WEEKLY ENERGY RECAP: Pondering Permian pipeline
A pump jack operates in the Permian Basin oil production area near Wink, Texas U.S. August 22, 2018. (REUTERS)
Updated 11 August 2019

WEEKLY ENERGY RECAP: Pondering Permian pipeline

WEEKLY ENERGY RECAP: Pondering Permian pipeline

Oil prices tumbled last week as Brent crude fell below $60 per barrel for the first time in eight months. Brent finished at $58.53 while WTI fell to $54.50 per barrel.
Some analysts suggest that Brent has dropped on fears that the trade spat will expand into a full currency war, overshadowing the risk of supply disruptions in the Arabian Gulf. There has also been much attention paid to gloomy global economic sentiment dragging the oil price down — yet demand continues to be strong in China, the world’s biggest buyer of crude oil, and that has been reflected by record high imports.
We should instead consider the financial fragility of the US shale industry amid tightening of liquidity that has made it clear that US shale requires longer investment horizons than expected. The US oil rig count is at a 19-month low amid a broad drilling slowdown.
Shale risks being left behind by increasingly skeptical US capital markets. Drilling has slowed in the Permian Basin, and the slowdown has been even more acute outside this region.
The key mathematics of US shale oil growth have become more challenging, partly because of the rapid growth achieved in 2018. Decline rates for existing wells have risen, and production growth means the month-to-month decline is applied across a higher base. Changes in Permian well productivity estimates suggest that shale is much less resilient and hence output growth is set to slow sharply amid lower plans for capex.
Small and mid-sized shale producers have suffered from a financing squeeze since late 2018 when oil prices plummeted to similar prices levels. Shale investors are growing weary of a sector that has struggled to generate cash returns.
US loans to sub-investment energy companies fell by a third in the first half of 2019, compared with the same period last year.
Equity offerings were down by two-thirds and bonds by half. Shareholder pressure on larger explorers has dampened interest in acquisitions.
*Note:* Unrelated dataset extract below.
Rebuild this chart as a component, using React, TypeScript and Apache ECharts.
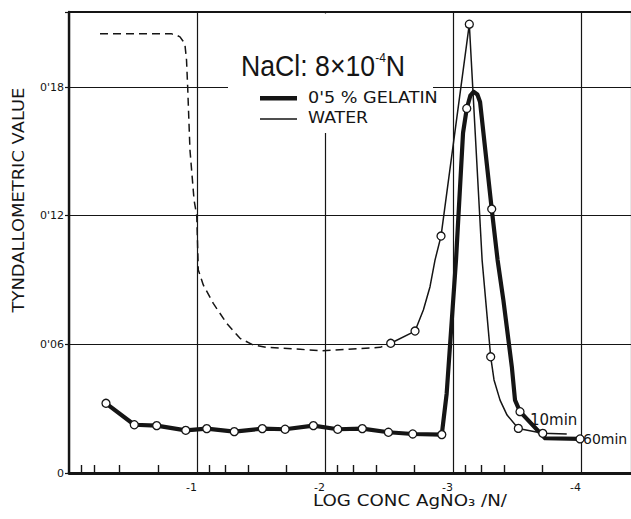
import React, { useEffect, useRef } from 'react';
import * as echarts from 'echarts';

// x values are the magnitude of log conc AgNO3 (axis reads them as negative)
const xTicks = [1, 2, 3, 4];
const xTickLabels = ['-1', '-2', '-3', '-4'];
const xMinorTicks = [0.094, 0.195, 0.39, 0.695, 1.097, 1.222, 1.398, 1.699, 2.097, 2.222, 2.398, 2.699, 3.097, 3.222, 3.398, 3.699];
const yTicks = [0, 0.06, 0.12, 0.18];
const yTickLabels = ['0', "0'06", "0'12", "0'18"];

// [x, y, marker]
const gelatin: [number, number, number][] = [
  [0.289, 0.0325, 1], [0.51, 0.0225, 1], [0.685, 0.0221, 1], [0.912, 0.0199, 1],
  [1.076, 0.0207, 1], [1.291, 0.0193, 1], [1.51, 0.0207, 1], [1.688, 0.0204, 1],
  [1.909, 0.0221, 1], [2.099, 0.0204, 1], [2.291, 0.0207, 1], [2.495, 0.019, 1],
  [2.685, 0.0182, 1], [2.912, 0.0179, 1], [2.95, 0.037, 0], [3.023, 0.0993, 0],
  [3.078, 0.1586, 0], [3.107, 0.17, 1], [3.135, 0.176, 0], [3.16, 0.1778, 0],
  [3.19, 0.1765, 0], [3.211, 0.173, 0], [3.302, 0.1231, 1], [3.348, 0.0993, 0],
  [3.393, 0.0807, 0], [3.459, 0.0496, 0], [3.484, 0.034, 0], [3.523, 0.0286, 1],
  [3.719, 0.0162, 0], [3.992, 0.0159, 1],
];

const waterDashed: [number, number][] = [
  [0.242, 0.2048], [0.802, 0.2048], [0.84, 0.2042], [0.867, 0.2034], [0.89, 0.2015],
  [0.906, 0.1996], [0.918, 0.1926], [0.927, 0.18], [0.945, 0.1506], [0.977, 0.1273],
  [0.998, 0.1199], [1.01, 0.0947], [1.049, 0.0877], [1.127, 0.0791], [1.232, 0.0698],
  [1.336, 0.0628], [1.44, 0.0597], [1.545, 0.0586], [1.805, 0.0577], [1.961, 0.057],
  [2.43, 0.0586], [2.513, 0.0605],
];

const waterSolid: [number, number, number][] = [
  [2.513, 0.0605, 1], [2.703, 0.0662, 1], [2.768, 0.076, 0], [2.82, 0.0869, 0],
  [2.859, 0.0993, 0], [2.906, 0.1105, 1], [3.127, 0.2093, 1], [3.227, 0.0993, 0],
  [3.294, 0.0542, 1], [3.32, 0.0434, 0], [3.367, 0.034, 0], [3.422, 0.027, 0],
  [3.51, 0.0208, 1], [3.701, 0.0185, 1], [3.888, 0.0182, 0],
];

const INK = '#151515';
const FONT = 'DejaVu Sans';

const toData = (pts: [number, number, number][]) =>
  pts.map(([x, y, m]) => (m ? [x, y] : { value: [x, y], symbol: 'none' }));

export default function App() {
  const ref = useRef<HTMLDivElement>(null);
  useEffect(() => {
    document.body.style.margin = '0';
    if (!ref.current) return;
    const chart = echarts.init(ref.current, undefined, { renderer: 'svg' });
    const symbolStyle = { color: '#fff', borderColor: INK, borderWidth: 1.3 };
    chart.setOption({
      animation: false,
      backgroundColor: '#fff',
      grid: { left: 69, right: 0, top: 12, bottom: 46, outerBoundsMode: 'none' },
      xAxis: [
        {
          type: 'value', min: 0, max: 4.39, interval: 1,
          axisLine: { show: true, lineStyle: { color: INK, width: 2.8 } },
          axisTick: { show: false },
          splitLine: { show: true, lineStyle: { color: INK, width: 1.2 } },
          axisLabel: {
            color: INK, fontFamily: FONT, fontSize: 11, margin: 9, align: 'right',
            formatter: (v: number) => {
              const i = xTicks.findIndex((t) => Math.abs(t - v) < 1e-6);
              return i >= 0 ? xTickLabels[i] : '';
            },
          },
        },
        {
          type: 'value', position: 'top', min: 0, max: 4.39,
          axisLine: { show: true, lineStyle: { color: INK, width: 2 } },
          axisTick: { show: false }, axisLabel: { show: false }, splitLine: { show: false },
        },
        {
          type: 'value', position: 'bottom', min: 0, max: 4.39,
          axisLine: { show: false },
          axisTick: { show: true, inside: true, length: 8, customValues: xMinorTicks, lineStyle: { color: INK, width: 1.4 } },
          axisLabel: { show: false }, splitLine: { show: false },
        },
      ],
      yAxis: {
        type: 'value', min: 0, max: 0.215, interval: 0.06,
        axisLine: { show: true, lineStyle: { color: INK, width: 2.4 } },
        axisTick: { show: true, length: 4, lineStyle: { color: INK, width: 1.2 } },
        splitLine: { show: true, lineStyle: { color: INK, width: 1.2 } },
        axisLabel: {
          color: INK, fontFamily: FONT, fontSize: 11, margin: 5,
          formatter: (v: number) => {
            const i = yTicks.findIndex((t) => Math.abs(t - v) < 1e-6);
            return i >= 0 ? yTickLabels[i] : '';
          },
        },
      },
      series: [
        {
          type: 'line', name: 'WATER (dashed)', data: waterDashed, symbol: 'none',
          lineStyle: { color: INK, width: 1.5, type: [8, 5] }, z: 2,
        },
        {
          type: 'line', name: "0'5 % GELATIN", data: toData(gelatin),
          symbol: 'circle', symbolSize: 8, itemStyle: symbolStyle,
          lineStyle: { color: INK, width: 4.2, join: 'round', cap: 'round' }, z: 3,
        },
        {
          type: 'line', name: 'WATER', data: toData(waterSolid),
          symbol: 'circle', symbolSize: 8, itemStyle: symbolStyle,
          lineStyle: { color: INK, width: 1.5 }, z: 4,
        },
      ],
      graphic: [
        { type: 'rect', z: 100, silent: true, shape: { x: 228, y: 13.5, width: 205, height: 119.5 }, style: { fill: '#fff' } },
        {
          type: 'text', z: 101, x: 241, y: 66, scaleX: 0.92,
          style: {
            text: '{a|NaCl: 8×10}{s|-4}{a|N}',
            verticalAlign: 'middle',
            fill: INK,
            rich: {
              a: { fontFamily: 'Liberation Sans', fontSize: 29, lineHeight: 30, fill: INK },
              s: { fontFamily: 'Liberation Sans', fontSize: 13, lineHeight: 14, verticalAlign: 'top', fill: INK },
            },
          },
        },
        { type: 'line', z: 101, shape: { x1: 260, y1: 98.3, x2: 297, y2: 98.3 }, style: { stroke: INK, lineWidth: 4.5 } },
        { type: 'line', z: 101, shape: { x1: 260, y1: 119, x2: 297, y2: 119 }, style: { stroke: INK, lineWidth: 1.6 } },
        { type: 'text', z: 101, x: 308, y: 97, scaleX: 1.1, style: { text: "0'5 % GELATIN", fontFamily: FONT, fontSize: 16, fill: INK, verticalAlign: 'middle' } },
        { type: 'text', z: 101, x: 308, y: 118, scaleX: 1.08, style: { text: 'WATER', fontFamily: FONT, fontSize: 16, fill: INK, verticalAlign: 'middle' } },
        {
          type: 'text', x: 18, y: 200, rotation: Math.PI / 2, scaleX: 1.12,
          style: { text: 'TYNDALLOMETRIC VALUE', fontFamily: FONT, fontSize: 16, fill: INK, align: 'center', verticalAlign: 'middle' },
        },
        {
          type: 'text', x: 410, y: 500, scaleX: 1.14,
          style: { text: 'LOG CONC AgNO₃ /N/', fontFamily: FONT, fontSize: 16, fill: INK, align: 'center', verticalAlign: 'middle' },
        },
        { type: 'text', x: 530, y: 420, style: { text: '10min', fontFamily: FONT, fontSize: 15, fill: INK, verticalAlign: 'middle' } },
        { type: 'text', x: 583, y: 439, style: { text: '60min', fontFamily: FONT, fontSize: 14, fill: INK, verticalAlign: 'middle' } },
      ],
    });
    return () => chart.dispose();
  }, []);
  return <div ref={ref} style={{ width: 631, height: 519 }} />;
}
This makes the capital constraints facing smaller producers all the more onerous, with investors shunning the space enough to crush equity values and kill off attempts to build scale.
Last year saw midstream operators deftly circumvent anticipated capacity shortfalls through de-bottlenecking and accelerated construction schedules.
Estimates vary, but the market largely expects a major shortfall in Permian pipeline takeaway capacity to persist late into 2019. At that point, Permian producers are expected to breathe a collective sigh of relief, with no further oil infrastructure bottlenecks on the horizon till 2020.
The Permian Basin continues to dominate US shale oil output growth but the rapid pace is becoming increasingly difficult to sustain in the face of pipeline constraints.
So far, infrastructure expansion has failed to keep pace with Permian output growth. So the future sustainability of oil recovery in the Permian is still questionable as shale producers have different levels of exposure to the bottlenecks.